I've been blogging on this recently, Bob. The bosses I've written about so far are not corporate big dogs. All so far have been lower lever managers. But they were exceptional leaders. All were trustworthy, authentic, purposeful, and helpful. Here is the link to the latest leader I wrote about

Wayne Tarken

The best boss I ever had is also the one that fired me when it was time to go.

He cared about my success. Made me feel valuable. Provided the resources I needed. Allowed me to develop professionally. Took an interest in my family. Went to bat for me.

Told me when I had outgrown the company/job


The best boss I ever had was a very good story-teller. Sometimes it was inwards stories which were slanted or skewed to get something better out of us. Or it was outward messaging to the rest of the company, still slanted and skewed to protect us and get us the leeway we needed. I don't know whether or not that qualifies as BS. But he always tried to do right by us, and he put his neck out there for us. Ultimately he got fired for doing the right thing and sticking to his guns. Six months later three more team members were fired. Another has since left as well. It sure taught me to not take any crap in the workplace.


Hi Professor Sutton,

I can generalize over both good and bad bosses I've had as follows. The ideal boss creates a social contract that goes like this:

"Hi employee, you and I are both going to tackle goal/outcome X. Your job is to tackle all the things you have control over. My job is to tackle all the things you don't have control over but that influence us accomplishing goal/outcome X. I will evaluate your success by measure Y. Are you ok with this, if not, tell me your suggestion for how to change (X,Y)."

Good bosses:
-- share goals with their staff
-- run air cover for their staff on all of things that the staff can't manage on their own
-- make performance measurement transparent and objective
-- verify with staff that they accept the goals and performance measures

Bad bosses:
-- take credit if things go well, ream you out if things go bad
-- sell out their team if there is a problem
-- make performance measurement subjective
-- don't give a damn what employees think

John Reh

Who was the Best Leader I ever knew? Easy. Read and you'll see why I'm still learning from him today.

Henrik Mårtensson

One of the best bosses I have had was the head of the marketing department at NordiskaFilt in Sweden. This was back in 1980 (give or take a year or two).

The marketing department wanted to build a device for measuring the amount of water in pulp in paper machines. I was 18 years old and the only programmer on the project.

The first thing my new boss told me when I met him was: "I don't know anything about programming, but I trust that you do, so just tell me what you need, and I'll get it for you."
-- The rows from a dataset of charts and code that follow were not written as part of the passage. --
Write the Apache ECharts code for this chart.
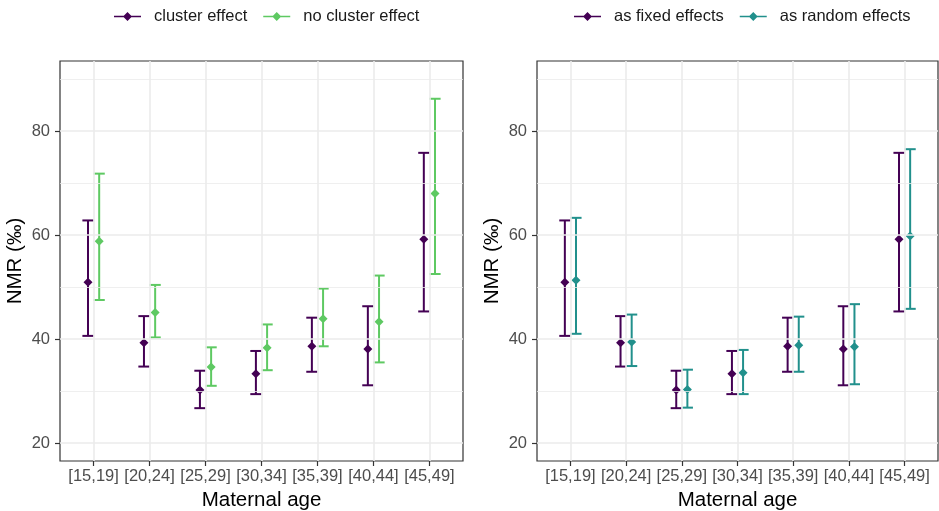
<!DOCTYPE html>
<html>
<head>
<meta charset="utf-8">
<script src="https://cdn.jsdelivr.net/npm/echarts@6/dist/echarts.min.js"></script>
<style>
  html, body { margin: 0; padding: 0; background: #fff; }
  #main { width: 939px; height: 511px; }
</style>
</head>
<body>
<div id="main"></div>
<script>
// age groups on the x axis
var ageGroups = ['[15,19]', '[20,24]', '[25,29]', '[30,34]', '[35,39]', '[40,44]', '[45,49]'];

// left panel: cluster effect vs no cluster effect
var clusterMean = [50.9, 39.3, 30.2, 33.3, 38.6, 38.1, 59.2];
var clusterLow  = [40.6, 34.7, 26.7, 29.4, 33.7, 31.1, 45.3];
var clusterHigh = [62.8, 44.4, 33.9, 37.7, 44.1, 46.3, 75.8];

var noClusterMean = [58.8, 45.1, 34.6, 38.3, 43.9, 43.3, 68.0];
var noClusterLow  = [47.5, 40.3, 31.0, 34.0, 38.6, 35.5, 52.5];
var noClusterHigh = [71.8, 50.4, 38.4, 42.8, 49.7, 52.2, 86.2];

// right panel: as fixed effects vs as random effects
var fixedMean = [50.9, 39.3, 30.2, 33.3, 38.6, 38.1, 59.2];
var fixedLow  = [40.6, 34.7, 26.7, 29.4, 33.7, 31.1, 45.3];
var fixedHigh = [62.8, 44.4, 33.9, 37.7, 44.1, 46.3, 75.8];

var randomMean = [51.3, 39.4, 30.3, 33.5, 38.8, 38.5, 59.8];
var randomLow  = [41.0, 34.8, 26.8, 29.4, 33.7, 31.3, 45.8];
var randomHigh = [63.3, 44.7, 34.1, 37.9, 44.3, 46.7, 76.5];

// axis ticks / grid lines
var yMajor = [20, 40, 60, 80];
var yMinor = [30, 50, 70, 90];
var xTicks = [1, 2, 3, 4, 5, 6, 7];

var PURPLE = '#440154', GREEN = '#5ec962', TEAL = '#21908c';
var FONT = 'Liberation Sans';
var DODGE = 0.1, CAP = 0.2;

var legendIcon = 'path://M0,4.2L27,4.2L27,5.8L0,5.8Z M13.5,0.5L18,5L13.5,9.5L9,5Z';

function errorBar(params, api) {
  var x = api.value(0), lo = api.value(1), hi = api.value(2);
  var top = api.coord([x, hi]), bot = api.coord([x, lo]);
  var hw = api.size([CAP, 0])[0] / 2;
  var st = { stroke: api.visual('color'), lineWidth: 2 };
  return {
    type: 'group',
    children: [
      { type: 'line', shape: { x1: top[0], y1: top[1], x2: bot[0], y2: bot[1] }, style: st },
      { type: 'line', shape: { x1: top[0] - hw, y1: top[1], x2: top[0] + hw, y2: top[1] }, style: st },
      { type: 'line', shape: { x1: bot[0] - hw, y1: bot[1], x2: bot[0] + hw, y2: bot[1] }, style: st }
    ]
  };
}

function barData(lo, hi, shift) {
  return ageGroups.map(function (c, i) { return [i + 1 + shift, lo[i], hi[i]]; });
}
function pointData(mean, shift) {
  return ageGroups.map(function (c, i) { return [i + 1 + shift, mean[i]]; });
}

function panelSeries(gi, name, color, mean, lo, hi, shift) {
  return [
    {
      name: name, type: 'custom', xAxisIndex: gi, yAxisIndex: gi,
      itemStyle: { color: color }, renderItem: errorBar,
      encode: { x: 0, y: [1, 2] }, data: barData(lo, hi, shift), z: 3
    },
    {
      name: name, type: 'scatter', xAxisIndex: gi, yAxisIndex: gi,
      symbol: 'diamond', symbolSize: 9, itemStyle: { color: color, opacity: 1 },
      data: pointData(mean, shift), z: 4
    }
  ];
}

function gridLines(gi) {
  var lines = [];
  yMinor.forEach(function (v) { lines.push({ yAxis: v, lineStyle: { color: '#ebebeb', width: 0.8, type: 'solid' } }); });
  yMajor.forEach(function (v) { lines.push({ yAxis: v, lineStyle: { color: '#ebebeb', width: 1.6, type: 'solid' } }); });
  xTicks.forEach(function (v) { lines.push({ xAxis: v, lineStyle: { color: '#ebebeb', width: 1.6, type: 'solid' } }); });
  return {
    type: 'scatter', xAxisIndex: gi, yAxisIndex: gi, data: [], silent: true, z: 1,
    markLine: { silent: true, symbol: 'none', label: { show: false }, animation: false, data: lines }
  };
}

function xAxisFor(gi) {
  return {
    type: 'value', gridIndex: gi, min: 0.4, max: 7.6,
    name: 'Maternal age', nameLocation: 'middle', nameGap: 28,
    nameTextStyle: { fontFamily: FONT, fontSize: 20.5, color: '#000' },
    axisLine: { show: false },
    axisTick: { show: true, length: 5, customValues: xTicks, lineStyle: { color: '#333', width: 1.2 } },
    axisLabel: {
      customValues: xTicks, margin: 7, fontFamily: FONT, fontSize: 16.5, color: '#4d4d4d',
      formatter: function (v) { return ageGroups[Math.round(v) - 1]; }
    },
    splitLine: { show: false }
  };
}

function yAxisFor(gi) {
  return {
    type: 'value', gridIndex: gi, min: 16.54, max: 93.46,
    name: 'NMR (‰)', nameLocation: 'middle', nameGap: 34, nameRotate: 90,
    nameTextStyle: { fontFamily: FONT, fontSize: 20.5, color: '#000' },
    axisLine: { show: false },
    axisTick: { show: true, length: 5, customValues: yMajor, lineStyle: { color: '#333', width: 1.2 } },
    axisLabel: { customValues: yMajor, margin: 10, fontFamily: FONT, fontSize: 16.5, color: '#4d4d4d' },
    splitLine: { show: false }
  };
}

var series = []
  .concat([gridLines(0), gridLines(1)])
  .concat(panelSeries(0, 'cluster effect', PURPLE, clusterMean, clusterLow, clusterHigh, -DODGE))
  .concat(panelSeries(0, 'no cluster effect', GREEN, noClusterMean, noClusterLow, noClusterHigh, DODGE))
  .concat(panelSeries(1, 'as fixed effects', PURPLE, fixedMean, fixedLow, fixedHigh, -DODGE))
  .concat(panelSeries(1, 'as random effects', TEAL, randomMean, randomLow, randomHigh, DODGE));

var legendText = { fontFamily: FONT, fontSize: 16.5, color: '#1a1a1a', padding: [0, 0, 0, 8] };

var chart = echarts.init(document.getElementById('main'));
chart.setOption({
  animation: false,
  backgroundColor: '#fff',
  textStyle: { fontFamily: FONT },
  legend: [
    {
      data: ['cluster effect', 'no cluster effect'], left: 109, top: 3,
      icon: legendIcon, itemWidth: 27, itemHeight: 10, itemGap: 16, textStyle: legendText
    },
    {
      data: ['as fixed effects', 'as random effects'], left: 569, top: 3,
      icon: legendIcon, itemWidth: 27, itemHeight: 10, itemGap: 16, textStyle: legendText
    }
  ],
  grid: [
    { left: 60, top: 61, width: 403, height: 400, outerBoundsMode: 'none', containLabel: false,
      show: true, borderColor: '#333', borderWidth: 1.2, backgroundColor: '#fff' },
    { left: 537, top: 61, width: 401, height: 400, outerBoundsMode: 'none', containLabel: false,
      show: true, borderColor: '#333', borderWidth: 1.2, backgroundColor: '#fff' }
  ],
  xAxis: [xAxisFor(0), xAxisFor(1)],
  yAxis: [yAxisFor(0), yAxisFor(1)],
  series: series
});
</script>
</body>
</html>
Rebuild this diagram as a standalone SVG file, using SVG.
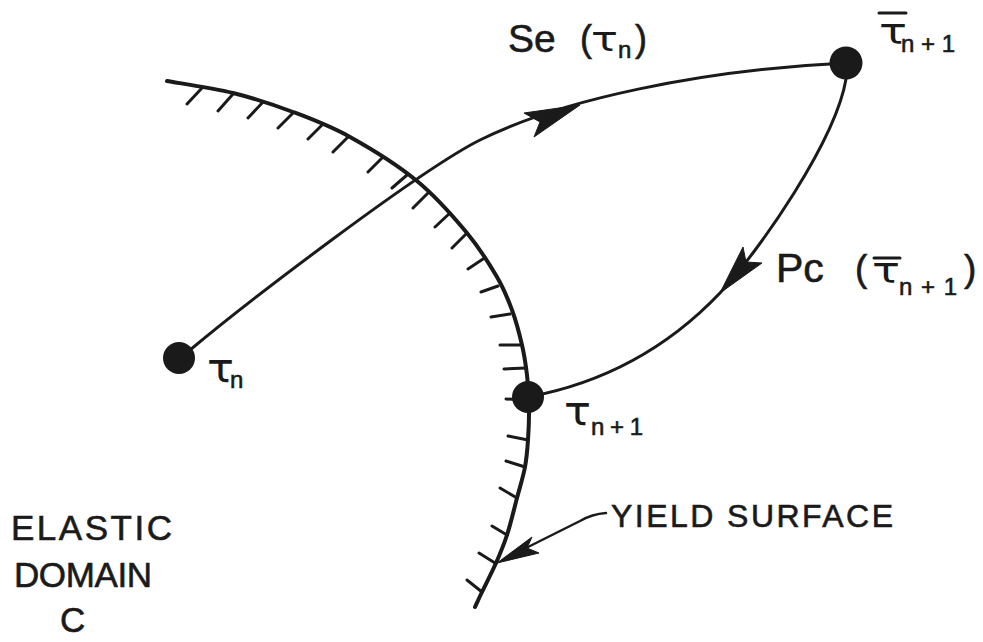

The next thing he said was: "Let's go visit a paper mill, so you can see what this project is all about."

We spent a full day visiting a paper mill, crawling around in paper machines. When we were done, there was oil and pulp in my hair and my clothes, but I knew exactly what to build and why.

I have never forgotten the experience. It was a wonderful six month project. For years afterwards I assumed that was the way most managers handled things.